Given instruction - Write out all the lines again, precisely as they stand, but without the images.

Material provided -

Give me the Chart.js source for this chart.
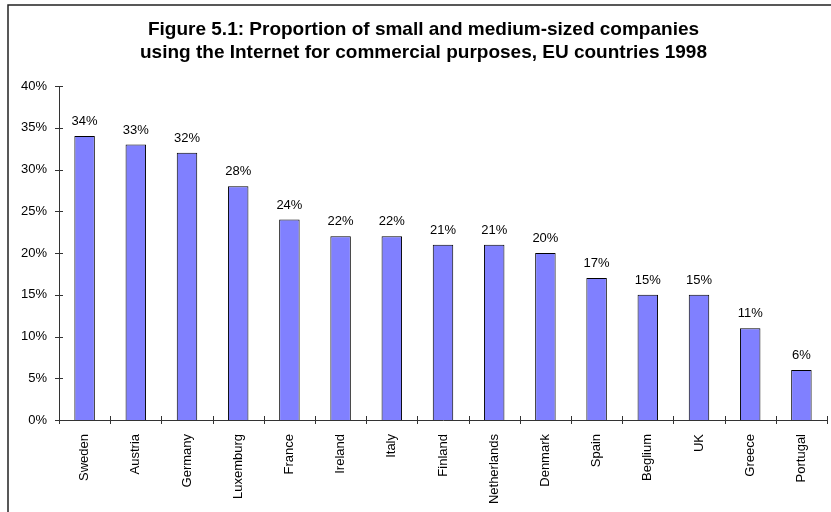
<!DOCTYPE html>
<html>
<head>
<meta charset="utf-8">
<title>Figure 5.1</title>
<script src="https://cdn.jsdelivr.net/npm/chart.js@4/dist/chart.umd.min.js"></script>
<style>
    body { margin: 0; background: #fff; }
    #wrap { width: 831px; height: 512px; }
</style>
</head>
<body>
<div id="wrap"><canvas id="chart" width="831" height="512"></canvas></div>
<script>
// Data
const countries = ['Sweden', 'Austria', 'Germany', 'Luxemburg', 'France', 'Ireland', 'Italy',
    'Finland', 'Netherlands', 'Denmark', 'Spain', 'Beglium', 'UK', 'Greece', 'Portugal'];
const shares = [34, 33, 32, 28, 24, 22, 22, 21, 21, 20, 17, 15, 15, 11, 6];
const yTicks = [0, 5, 10, 15, 20, 25, 30, 35, 40];

const titleLines = [
    'Figure 5.1: Proportion of small and medium-sized companies',
    'using the Internet for commercial purposes, EU countries 1998'
];

const FONT = 'Arial, "Liberation Sans", sans-serif';
const AXIS_COLOR = '#333';

// partial frame left over from the spreadsheet chart area
const framePlugin = {
    id: 'frame',
    beforeDraw(chart) {
        const ctx = chart.ctx;
        ctx.save();
        ctx.strokeStyle = '#222';
        ctx.lineWidth = 1.5;
        ctx.beginPath();
        ctx.moveTo(8, chart.height);
        ctx.lineTo(8, 5);
        ctx.lineTo(chart.width, 5);
        ctx.stroke();
        ctx.restore();
    }
};

// tick marks that cross the axis lines
const crossTicks = {
    id: 'crossTicks',
    afterDraw(chart) {
        const ctx = chart.ctx;
        const x = chart.scales.x;
        const y = chart.scales.y;
        ctx.save();
        ctx.strokeStyle = AXIS_COLOR;
        ctx.lineWidth = 1;
        ctx.beginPath();
        y.ticks.forEach((t, i) => {
            const py = Math.round(y.getPixelForTick(i)) + 0.5;
            ctx.moveTo(x.left - 4, py);
            ctx.lineTo(x.left + 4, py);
        });
        const step = (x.right - x.left) / countries.length;
        for (let i = 0; i <= countries.length; i++) {
            const px = Math.round(x.left + i * step) + 0.5;
            ctx.moveTo(px, y.bottom - 4);
            ctx.lineTo(px, y.bottom + 4);
        }
        ctx.stroke();
        ctx.restore();
    }
};

// value labels above bars
const valueLabels = {
    id: 'valueLabels',
    afterDatasetsDraw(chart) {
        const ctx = chart.ctx;
        const meta = chart.getDatasetMeta(0);
        ctx.save();
        ctx.font = '13px ' + FONT;
        ctx.fillStyle = '#000';
        ctx.textAlign = 'center';
        ctx.textBaseline = 'bottom';
        meta.data.forEach((bar, i) => {
            ctx.fillText(shares[i] + '%', bar.x, bar.y - 8);
        });
        ctx.restore();
    }
};

new Chart(document.getElementById('chart'), {
    type: 'bar',
    data: {
        labels: countries,
        datasets: [{
            data: shares,
            backgroundColor: '#8080FF',
            borderColor: '#000',
            borderWidth: 1,
            categoryPercentage: 1,
            barPercentage: 0.4
        }]
    },
    options: {
        responsive: false,
        animation: false,
        layout: { padding: { left: 20, right: 4, top: 0, bottom: 0 } },
        plugins: {
            legend: { display: false },
            tooltip: { enabled: false },
            title: {
                display: true,
                text: titleLines,
                color: '#000',
                font: { family: FONT, size: 19, weight: 'bold', lineHeight: 1.2 },
                padding: { top: 18.6, bottom: 21.8 }
            }
        },
        scales: {
            x: {
                grid: { display: false },
                border: { color: AXIS_COLOR },
                ticks: {
                    color: '#000',
                    font: { family: FONT, size: 13 },
                    maxRotation: 90,
                    minRotation: 90,
                    padding: 6
                },
                afterFit(s) { s.height = 92; }
            },
            y: {
                min: 0,
                max: 40,
                grid: { display: false },
                border: { color: AXIS_COLOR },
                afterBuildTicks(s) { s.ticks = yTicks.map(v => ({ value: v })); },
                ticks: {
                    color: '#000',
                    font: { family: FONT, size: 13 },
                    padding: 4,
                    callback: v => v + '%'
                },
                afterFit(s) { s.width = 39; }
            }
        }
    },
    plugins: [framePlugin, crossTicks, valueLabels]
});
</script>
</body>
</html>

Result below -
Give me the Chart.js source for this chart.
<!DOCTYPE html>
<html>
<head>
<meta charset="utf-8">
<title>Figure 5.1</title>
<script src="https://cdn.jsdelivr.net/npm/chart.js@4/dist/chart.umd.min.js"></script>
<style>
    body { margin: 0; background: #fff; }
    #wrap { width: 831px; height: 512px; }
</style>
</head>
<body>
<div id="wrap"><canvas id="chart" width="831" height="512"></canvas></div>
<script>
// Data
const countries = ['Sweden', 'Austria', 'Germany', 'Luxemburg', 'France', 'Ireland', 'Italy',
    'Finland', 'Netherlands', 'Denmark', 'Spain', 'Beglium', 'UK', 'Greece', 'Portugal'];
const shares = [34, 33, 32, 28, 24, 22, 22, 21, 21, 20, 17, 15, 15, 11, 6];
const yTicks = [0, 5, 10, 15, 20, 25, 30, 35, 40];

const titleLines = [
    'Figure 5.1: Proportion of small and medium-sized companies',
    'using the Internet for commercial purposes, EU countries 1998'
];

const FONT = 'Arial, "Liberation Sans", sans-serif';
const AXIS_COLOR = '#333';

// partial frame left over from the spreadsheet chart area
const framePlugin = {
    id: 'frame',
    beforeDraw(chart) {
        const ctx = chart.ctx;
        ctx.save();
        ctx.strokeStyle = '#222';
        ctx.lineWidth = 1.5;
        ctx.beginPath();
        ctx.moveTo(8, chart.height);
        ctx.lineTo(8, 5);
        ctx.lineTo(chart.width, 5);
        ctx.stroke();
        ctx.restore();
    }
};

// tick marks that cross the axis lines
const crossTicks = {
    id: 'crossTicks',
    afterDraw(chart) {
        const ctx = chart.ctx;
        const x = chart.scales.x;
        const y = chart.scales.y;
        ctx.save();
        ctx.strokeStyle = AXIS_COLOR;
        ctx.lineWidth = 1;
        ctx.beginPath();
        y.ticks.forEach((t, i) => {
            const py = Math.round(y.getPixelForTick(i)) + 0.5;
            ctx.moveTo(x.left - 4, py);
            ctx.lineTo(x.left + 4, py);
        });
        const step = (x.right - x.left) / countries.length;
        for (let i = 0; i <= countries.length; i++) {
            const px = Math.round(x.left + i * step) + 0.5;
            ctx.moveTo(px, y.bottom - 4);
            ctx.lineTo(px, y.bottom + 4);
        }
        ctx.stroke();
        ctx.restore();
    }
};

// value labels above bars
const valueLabels = {
    id: 'valueLabels',
    afterDatasetsDraw(chart) {
        const ctx = chart.ctx;
        const meta = chart.getDatasetMeta(0);
        ctx.save();
        ctx.font = '13px ' + FONT;
        ctx.fillStyle = '#000';
        ctx.textAlign = 'center';
        ctx.textBaseline = 'bottom';
        meta.data.forEach((bar, i) => {
            ctx.fillText(shares[i] + '%', bar.x, bar.y - 8);
        });
        ctx.restore();
    }
};

new Chart(document.getElementById('chart'), {
    type: 'bar',
    data: {
        labels: countries,
        datasets: [{
            data: shares,
            backgroundColor: '#8080FF',
            borderColor: '#000',
            borderWidth: 1,
            categoryPercentage: 1,
            barPercentage: 0.4
        }]
    },
    options: {
        responsive: false,
        animation: false,
        layout: { padding: { left: 20, right: 4, top: 0, bottom: 0 } },
        plugins: {
            legend: { display: false },
            tooltip: { enabled: false },
            title: {
                display: true,
                text: titleLines,
                color: '#000',
                font: { family: FONT, size: 19, weight: 'bold', lineHeight: 1.2 },
                padding: { top: 18.6, bottom: 21.8 }
            }
        },
        scales: {
            x: {
                grid: { display: false },
                border: { color: AXIS_COLOR },
                ticks: {
                    color: '#000',
                    font: { family: FONT, size: 13 },
                    maxRotation: 90,
                    minRotation: 90,
                    padding: 6
                },
                afterFit(s) { s.height = 92; }
            },
            y: {
                min: 0,
                max: 40,
                grid: { display: false },
                border: { color: AXIS_COLOR },
                afterBuildTicks(s) { s.ticks = yTicks.map(v => ({ value: v })); },
                ticks: {
                    color: '#000',
                    font: { family: FONT, size: 13 },
                    padding: 4,
                    callback: v => v + '%'
                },
                afterFit(s) { s.width = 39; }
            }
        }
    },
    plugins: [framePlugin, crossTicks, valueLabels]
});
</script>
</body>
</html>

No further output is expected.